I have a Packard Bell laptop, it is about 4 years old, and has given me problems for most of that time. I keep getting this message saying *"Operating System Not Found" *

The first time it happened, it was intermittent, sometimes I would turn it on and it just wouldn't boot up, other days it would. I called Packard Bell, as it was still under warranty, and they said that the hard drive must be faulty. I didn't agree with this because it was still booting up about 1 in 3 times I turned it on. Anyway it went off and got a new hard drive, but within 6 months the message was back, and would not go away.

By now the warranty had run out so I decided to take it home to let my dad have a look at it. I turned it on to show him the problem and it booted up. However when I restarted it the message came back. When he opened it up, inside there was a loose screw rattling around which he reckoned may have been causing a short. Since then it has worked fine, until this weekend.

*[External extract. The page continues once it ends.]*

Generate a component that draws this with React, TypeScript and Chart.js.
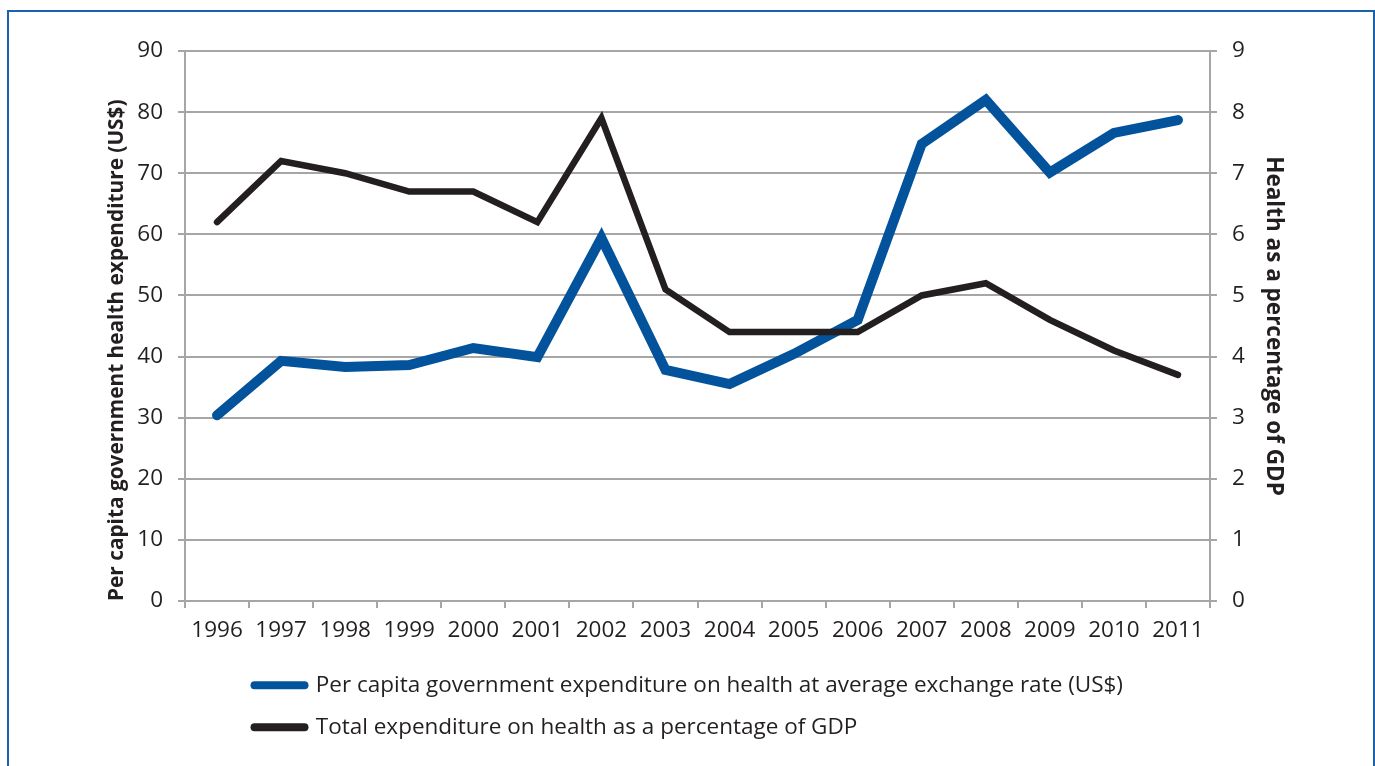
import React, { useEffect, useRef } from "react";
import { Chart, registerables } from "chart.js";

Chart.register(...registerables);

const years = ["1996","1997","1998","1999","2000","2001","2002","2003","2004","2005","2006","2007","2008","2009","2010","2011"];
const perCapitaGov = [30.4, 39.3, 38.3, 38.6, 41.4, 39.9, 59.4, 37.8, 35.5, 40.4, 46.0, 74.8, 82.0, 70.1, 76.6, 78.7];
const totalPctGdp = [6.2, 7.2, 7.0, 6.7, 6.7, 6.2, 7.9, 5.1, 4.4, 4.4, 4.4, 5.0, 5.2, 4.6, 4.1, 3.7];
const seriesNames = [
  "Per capita government expenditure on health at average exchange rate (US$)",
  "Total expenditure on health as a percentage of GDP",
];
const leftTitle = "Per capita government health expenditure (US$)";
const rightTitle = "Health as a percentage of GDP";

const BLUE = "#02539c";
const BLACK = "#231f20";
const GRID = "#a6a6a6";
const TEXT = "#231f20";
const FONT = "'Open Sans', 'Noto Sans', sans-serif";
const FS = 22.5;

const legendPlacer = {
  id: "legendPlacer",
  afterLayout(chart: any) {
    const lg = chart.legend;
    if (!lg || !lg.lineWidths) return;
    const pad = lg.options.labels.padding;
    const maxW = Math.max(...lg.lineWidths);
    const left = (chart.width - maxW) / 2 - pad + 11;
    const w = lg.right - lg.left;
    lg.left = left;
    lg.right = left + w;
  },
};

export default function App() {
  const ref = useRef<HTMLCanvasElement | null>(null);
  useEffect(() => {
    if (!ref.current) return;
    const chart = new Chart(ref.current, {
      type: "line",
      data: {
        labels: years,
        datasets: [
          {
            label: seriesNames[0],
            data: perCapitaGov,
            yAxisID: "y",
            borderColor: BLUE,
            backgroundColor: BLUE,
            borderWidth: 10,
            borderCapStyle: "round",
            borderJoinStyle: "miter",
            pointRadius: 0,
            tension: 0,
            order: 1,
          },
          {
            label: seriesNames[1],
            data: totalPctGdp,
            yAxisID: "y1",
            borderColor: BLACK,
            backgroundColor: BLACK,
            borderWidth: 6.5,
            borderCapStyle: "round",
            borderJoinStyle: "miter",
            pointRadius: 0,
            tension: 0,
            order: 0,
          },
        ],
      },
      options: {
        animation: false,
        responsive: false,
        maintainAspectRatio: false,
        layout: { padding: { top: 51, left: 0, right: 85, bottom: 17.5 } },
        plugins: {
          tooltip: { enabled: false },
          legend: {
            position: "bottom",
            align: "start",
            labels: {
              color: TEXT,
              font: { family: FONT, size: FS },
              padding: 19.5,
              usePointStyle: true,
              pointStyleWidth: 50,
              generateLabels: (c: any) =>
                c.data.datasets.map((ds: any, i: number) => ({
                  text: ds.label,
                  fillStyle: ds.borderColor,
                  strokeStyle: ds.borderColor,
                  lineWidth: 8,
                  lineCap: "round",
                  pointStyle: "line",
                  hidden: false,
                  datasetIndex: i,
                  fontColor: TEXT,
                })),
            },
          },
        },
        scales: {
          x: {
            type: "category",
            offset: true,
            grid: {
              offset: true,
              drawOnChartArea: false,
              drawTicks: true,
              tickLength: 7,
              color: GRID,
              lineWidth: 2,
            },
            border: { color: GRID, width: 2 },
            ticks: {
              color: TEXT,
              font: { family: FONT, size: FS },
              padding: 9,
              maxRotation: 0,
              autoSkip: false,
            },
            afterFit: (s: any) => {
              s.height = 53.5;
            },
          },
          y: {
            position: "left",
            min: 0,
            max: 90,
            ticks: {
              stepSize: 10,
              color: TEXT,
              font: { family: FONT, size: FS },
              padding: 15,
            },
            grid: { color: GRID, lineWidth: 2, tickLength: 7, drawTicks: true },
            border: { color: GRID, width: 2 },
            title: {
              display: true,
              text: leftTitle,
              align: "start",
              color: TEXT,
              font: { family: FONT, size: 20.8, weight: "bold" },
              padding: { top: 104.5, bottom: 0 },
            },
            afterFit: (s: any) => {
              s.width = 185;
            },
          },
          y1: {
            position: "right",
            min: 0,
            max: 9,
            ticks: {
              stepSize: 1,
              color: TEXT,
              font: { family: FONT, size: FS },
              padding: 15,
            },
            grid: { drawOnChartArea: false, color: GRID, lineWidth: 2, tickLength: 7, drawTicks: true },
            border: { color: GRID, width: 2 },
            title: {
              display: true,
              text: rightTitle,
              color: TEXT,
              font: { family: FONT, size: 22.5, weight: "bold" },
              padding: { top: 3, bottom: 0 },
            },
            afterFit: (s: any) => {
              s.width = 80;
            },
          },
        },
      },
      plugins: [legendPlacer],
    });
    return () => chart.destroy();
  }, []);

  return (
    <>
      <div
        style={{
          position: "fixed",
          left: 7,
          top: 10,
          width: 1368,
          height: 800,
          borderLeft: "2px solid #1a62b0",
          borderRight: "2px solid #1a62b0",
          borderTop: "2px solid #1a62b0",
          boxSizing: "border-box",
          pointerEvents: "none",
        }}
      />
      <div style={{ position: "fixed", left: 0, top: 0, width: 1375, height: 766 }}>
        <canvas ref={ref} width={1375} height={766} style={{ width: 1375, height: 766, display: "block" }} />
      </div>
    </>
  );
}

The message came back so I restored the computer from the Master CDs. It was still not 100% normal, as some programs I had loaded onto it previously from CDs wouldn't work, it kept saying there was an error in the setup file. But I figured this was something I could sort out with a bit of effort. Then I moved it from the table it was on, turned it on and the message was back. 

I have been searching the web today for some answers. I am convinced it is not the hard drive, I think there must be something lose or broken inside because moving it seems to make the message appear or go away. Based on other answers I've read I'm thinking it has something to do with either the IDE cable or the CMOS battery, but to be honest I haven't got a clue what these look like or where they would be.  I feel confident to fix the problem myself, but I am reluctant to open it up without some guidance as to what could be wrong.

So if anyone has any ideas or help they can offer me I would be really grateful. It is a Packard Bell Easy-one, and is running Windows Me. Sorry I've rattled on a bit in this message - it's just driving me crazy and its good to get it off my chest!


----------



## Styxx (Sep 8, 2001)

A IDE cable is the cable that connects the hard drive to the main circuit board, and the CD-ROM to the same place. The BIOS battery (the acronym CMOS is incorrect) would have nothing to do with it. That's just the button battery that runs the clock. You need to ensure the small internal fans are free of dust, use the canned air you can by for loosening dust in computers, not probes like q-tip swabs, to ensure the fan(s) are dust-free. Clogged fans can cause over-heating that will interfere with computer operation.


----------



## ~Candy~ (Jan 27, 2001)

Actually, the cmos battery could have something to do with it. The computer would forget that it has a hard drive. With a 4 year old system, it certainly can't hurt to replace a $3 battery.


----------



## darkjedi (Nov 22, 2002)

I got the same problem and I began changing everything, ide cable , cmos battery .I also ran the diagnostics program for the hard drive and the problem did not went away ,until I find out that the motor that spins the hardrive was faulty , when it spined the computer woould boot up correctly and when it didn't I got the massage "operating system not found" , what I believe is happenig to you is that the power supply might faulty which is damaging the spin motor on the drive


----------